The game begins in 395 AD, during what is now called Late Antiquity (the transition period from Classical Rome to the Middle Ages in European history). The main theme of the game is the Migration Period which took place between 300-800 AD. The title character does not exist in the beginning of the campaign, although he becomes available to play after he becomes the leader of the Huns in mid-game.

==Gameplay==

===Campaign map===
The campaign map for Total War: Attila spans from Bactria to Lusitania and from Caledonia to Garamantia in the Sahara. Provinces are groupings of three regions, and each region within a province can be conquered separately. The number of cities and regions is different from Total War: Rome II, but the size of the map is similar. The map of Total War: Attila further extends into modern-day Russia in lieu of the eastern provinces of the Hindu Kush found in Total War: Rome II, shifting the player's attention to the nomadic Huns. The largest settlement in a province is designated as the province capital. These province capitals have more building slots than the other settlements and are also walled at the start of the game, though in a change from Rome II the small settlements can eventually be upgraded to have walls.

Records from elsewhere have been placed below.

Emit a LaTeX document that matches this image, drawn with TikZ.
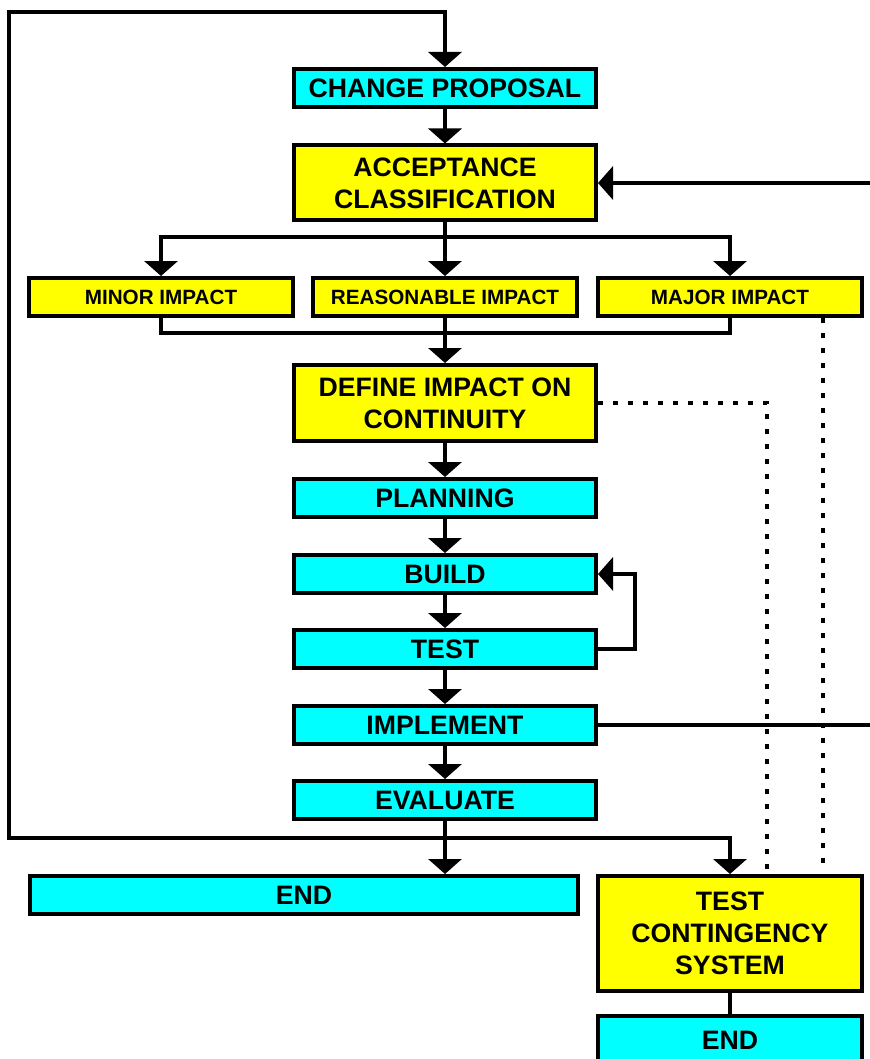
\documentclass[tikz,border=0pt]{standalone}
\usepackage{fontspec}
\setmainfont{Liberation Sans}
\usetikzlibrary{arrows.meta}
\definecolor{boxcyan}{RGB}{0,255,255}
\definecolor{boxyellow}{RGB}{255,255,0}

\begin{document}
\begin{tikzpicture}[
		x=0.75pt, y=-0.75pt,
		box/.style = {rectangle, draw, line width=3pt, inner sep=0pt, align=center,
			font=\bfseries\fontsize{20}{24}\selectfont,% big box text
			minimum width=226.5pt, minimum height=28.5pt},
		CB/.style = {box, fill=boxcyan},
		YB/.style = {box, fill=boxyellow},
		S/.style = {font=\bfseries\fontsize{15.5}{18}\selectfont, minimum width=197.5pt},
		L/.style = {line width=3.3pt},
		A/.style = {L, -{Triangle[length=11.25pt, width=24.75pt]}},
		D/.style = {line width=2.4pt, dash pattern=on 3.75pt off 7.5pt},
		]
		\useasboundingbox (0,0) rectangle (870,1059);
		% main column
		\node[CB] (cp) at (445,88) {CHANGE PROPOSAL};
		\node[YB, minimum height=56.25pt] (acc) at (445,183) {ACCEPTANCE\\CLASSIFICATION};
		\node[YB, S] (minor) at (161,297) {MINOR IMPACT};
		\node[YB, S] (reas) at (445,297) {REASONABLE IMPACT};
		\node[YB, S] (major) at (730,297) {MAJOR IMPACT};
		\node[YB, minimum height=57pt] (def) at (445,403) {DEFINE IMPACT ON\\CONTINUITY};
		\node[CB] (plan) at (445,498) {PLANNING};
		\node[CB] (build) at (445,574) {BUILD};
		\node[CB] (test) at (445,649) {TEST};
		\node[CB] (impl) at (445,725) {IMPLEMENT};
		\node[CB] (eval) at (445,800) {EVALUATE};
		\node[CB, minimum width=411pt] (end1) at (304,895) {END};
		\node[YB, minimum width=198pt, minimum height=86.25pt] (tcs) at (730,933.5) {TEST\\CONTINGENCY\\SYSTEM};
		\node[CB, minimum width=198pt, minimum height=36pt] (end2) at (730,1040) {END};
		% junctions
		\coordinate (s1) at (445,237);
		\coordinate (s2) at (445,333);
		\coordinate (j1) at (445,838);
		\coordinate (lc) at (9,838);
		\coordinate (tc) at (9,12);
		\coordinate (rc) at (874,0);
		\coordinate (d1) at (767,870);
		\coordinate (d2) at (823,870);
		% connectors
		\draw[A] (cp) -- (acc);
		\draw[A] (acc) -- (reas);
		\draw[A] (s1) -| (minor);
		\draw[A] (s1) -| (major);
		\draw[L] (minor) |- (s2) -| (major);
		\draw[A] (reas) -- (def);
		\draw[A] (def) -- (plan);
		\draw[A] (plan) -- (build);
		\draw[A] (build) -- (test);
		\draw[A] (test) -- (impl);
		\draw[A] (impl) -- (eval);
		\draw[A] (test.east) -- ++(37,0) |- (build);
		\draw[A] (impl.east) -- (impl.east -| rc) |- (acc);
		\draw[A] (eval) -- (eval |- end1.north);
		\draw[A] (j1) -| (tcs);
		\draw[A] (j1) -- (lc) -- (tc) -| (cp);
		\draw[L] (tcs) -- (end2);
		\draw[D] (def.east) -| (d1);
		\draw[D] (major.south -| d2) -- (d2);
	\end{tikzpicture}
\end{document}
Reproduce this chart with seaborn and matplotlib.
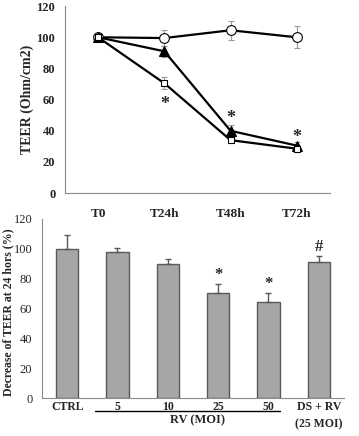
import matplotlib
matplotlib.use("Agg")
import matplotlib.pyplot as plt
import numpy as np
import pandas as pd
import seaborn as sns
from matplotlib.lines import Line2D

# top panel: TEER over time
times = ["T0", "T24h", "T48h", "T72h"]
ctrl_vals = [100, 99.5, 104.5, 100]
ctrl_err = [1, 5, 6, 7]
tri_vals = [100, 91, 40, 30.5]
tri_err = [1, 3.5, 4, 2.5]
sq_vals = [100, 70.5, 34, 28.5]
sq_err = [1, 4, 1.5, 2]
star_top_x = [1, 2, 3]
star_top_y = [57, 48, 36]

# bottom panel: decrease at 24h
groups = ["CTRL", "5", "10", "25", "50", "DS + RV\n(25 MOI)"]
bar_vals = [100, 98, 89.5, 70.5, 64, 91]
bar_err = [9, 2.5, 3.5, 6, 6.5, 4]
bar_marks = ["", "", "", "*", "*", "#"]

sns.set_style("white")
plt.rcParams['font.family'] = ['Liberation Serif', 'DejaVu Serif']

fig = plt.figure(figsize=(3.59, 4.36), dpi=100)
ax1 = fig.add_axes([0.181, 0.557, 0.738, 0.429])
ax2 = fig.add_axes([0.117, 0.087, 0.841, 0.411])

axis_gray = "#8c8c8c"

# TOP LINES
xpos = np.arange(len(times))
series = [(ctrl_vals, ctrl_err, "o", "white", 7),
          (tri_vals, tri_err, "^", "black", 6.5),
          (sq_vals, sq_err, "s", "white", 5)]
for vals, err, mk, fc, ms in series:
    ax1.errorbar(xpos, vals, yerr=err, fmt="none", ecolor="#9a9a9a",
                 elinewidth=0.8, capsize=2, capthick=0.8, zorder=2)
    sns.lineplot(x=xpos, y=vals, ax=ax1, color="black", linewidth=1.6,
                 marker=mk, markersize=ms, markerfacecolor=fc,
                 markeredgecolor="black", markeredgewidth=0.8, zorder=3)
for x, y in zip(star_top_x, star_top_y):
    ax1.text(x, y, "*", ha="center", va="center", fontsize=13, fontweight="bold")

ax1.set_xlim(-0.5, 3.5)
ax1.set_ylim(0, 120)
ax1.set_yticks(range(0, 121, 20))
ax1.set_xticks(xpos)
ax1.set_xticklabels(times, fontweight="bold", fontsize=9.5)
ax1.set_xticks(xpos + 0.5, minor=True)
ax1.tick_params(axis="x", which="major", length=0, pad=11)
ax1.tick_params(axis="x", which="minor", length=3, color=axis_gray, direction="out")
ax1.tick_params(axis="y", length=3, color=axis_gray, direction="out", labelsize=9, pad=4)
for lab in ax1.get_yticklabels():
    lab.set_fontweight("bold")
ax1.set_ylabel("TEER (Ohm/cm2)", fontweight="bold", fontsize=10)
ax1.yaxis.set_label_coords(-0.117, 0.5)
ax1.set_xlabel("")

# BOTTOM BARS
df = pd.DataFrame({"group": groups, "value": bar_vals})
sns.barplot(data=df, x="group", y="value", ax=ax2, color="#a6a6a6",
            saturation=1, width=0.44, edgecolor="#5a5a5a", linewidth=1, errorbar=None)
bx = np.arange(len(groups))
ax2.errorbar(bx, bar_vals, yerr=[np.zeros(len(bar_err)), bar_err], fmt="none",
             ecolor="#5a5a5a", elinewidth=1, capsize=2.5, capthick=1)
for x, v, e, m in zip(bx, bar_vals, bar_err, bar_marks):
    if m:
        ax2.text(x, v + e + 6, m, ha="center", va="center", fontsize=12, fontweight="bold")

ax2.set_xlim(-0.5, 5.5)
ax2.set_ylim(0, 120)
ax2.set_yticks(range(0, 121, 20))
ax2.set_xticks(bx + 0.5, minor=True)
ax2.tick_params(axis="x", which="major", length=0, pad=2, labelsize=8.5)
ax2.tick_params(axis="x", which="minor", length=3, color=axis_gray, direction="out")
ax2.tick_params(axis="y", length=3, color=axis_gray, direction="out", labelsize=9, pad=4)
for lab in ax2.get_xticklabels():
    lab.set_fontweight("bold")
    lab.set_verticalalignment("top")
    lab.set_linespacing(1.6)
ax2.set_ylabel("Decrease of TEER at 24 hors (%)", fontweight="bold", fontsize=8.5)
ax2.yaxis.set_label_coords(-0.092, 0.48)
ax2.set_xlabel("")

for ax in (ax1, ax2):
    ax.spines["top"].set_visible(False)
    ax.spines["right"].set_visible(False)
    ax.spines["left"].set_color(axis_gray)
    ax.spines["bottom"].set_color(axis_gray)
    ax.spines["left"].set_linewidth(0.8)
    ax.spines["bottom"].set_linewidth(0.8)

# RV (MOI) bracket under the middle bars
fig.add_artist(Line2D([0.265, 0.780], [0.0573, 0.0573], color="black", linewidth=1))
fig.text(0.549, 0.035, "RV (MOI)", ha="center", va="center", fontsize=9, fontweight="bold")

fig.savefig("out.png", dpi=100)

===Historical setting of Roman factions===
At the dawn of the Dark Ages the Roman Empire descends into chaos due to volcanic changes rocking the empire as apocalyptic signs foretell of a great scourge to sweep across Europe. Upon the death of Emperor Theodosius I in 395 AD, the empire is divided between his sons who each rule a half: Honorius in the West, and Arcadius in the East. Since the days of Diocletian it has become a custom to divide Rome as the pressures to govern the empire have become too much for a single emperor to handle. With the split of the empire both sides face multiple threats on all sides, including internal instability undermining each of the young emperors' control as part of the long-term repercussions of the Third-Century Crisis. When the game begins, playing as the Western Roman Empire, players will face waves of hordes entering their borders as the arrival of the Huns in the east and the devastation they have caused have forced them to flee in search of new homes. Since the death of Emperor Valentinian I and the division of the empire, the weaknesses in the West have rapidly begun to show and edge the empire closer to ruin. With depleted funds from centuries of internal mismanagement and corruption, the West is unable to muster an effective army to combat the invaders. While players will start the campaign with vast territories under their command, it will quickly become a game of survival as Rome's legions are stretched to breaking point to protect a decaying empire. The Eastern Roman Empire, however, has profited from the division to take control of the civilized world as it begins its transformation into a new empire. With the new administrative capital in Constantinople serving as the gateway for trade between Europe and Asia, along with economic reforms, the eastern empire has become an economic powerhouse in the game. Yet, the Eastern Romans face an initial threat from the Visigoths led by Alaric I in Greece, who makes a direct assault on Constantinople itself, and remain wary of the Sassanid threat in the East. The Romans must find new ways and technologies to cope with this changing world if they are to survive as the old technologies and antiquity systems no longer apply, along with the increasingly growing power of the Church becoming ever more influential. If players choose to play either of the Roman empires, they will be tasked with saving and preserving the once-great empire, and if possible unite Rome under a single emperor.

===Features===
As Total War: Attila embraces an era of great change with the people of Europe migrating across the campaign map, Attila adds a new dimension in the form of a faction's religious conversion in the game that brings an array of unique benefits across the player's empire depending on the religion that they choose to favour. The presence of a faction's state religion offers bonuses, including provincial edicts assigned, temple buildings, churches, and even character traits. These factors all play an important role in how dominant the player's religion is over a province. If a province has a population with several religions, it can have a negative effect on public order and thus lead to revolts. Factions also suffer or gain religious penalties when engaging in diplomacy with each other depending on their chosen religious affinity. Should the player choose to convert to a new religion, their faction's overall population must have at least 35% of that religion to convert. To find which religion is dominant in a region, the campaign map may be searched using the religion filter provided. For players who choose Christianity as their state religion, the five cities of Rome, Constantinople, Aelia Capitolina, Antioch, and Alexandria that formed part of the Pentarchy have the exclusive option for their churches to be upgraded to "Holy See" status, which comes with major bonuses. The game includes a total of 13 religions available throughout the campaign map, although the effects of minor religions are not fully understood.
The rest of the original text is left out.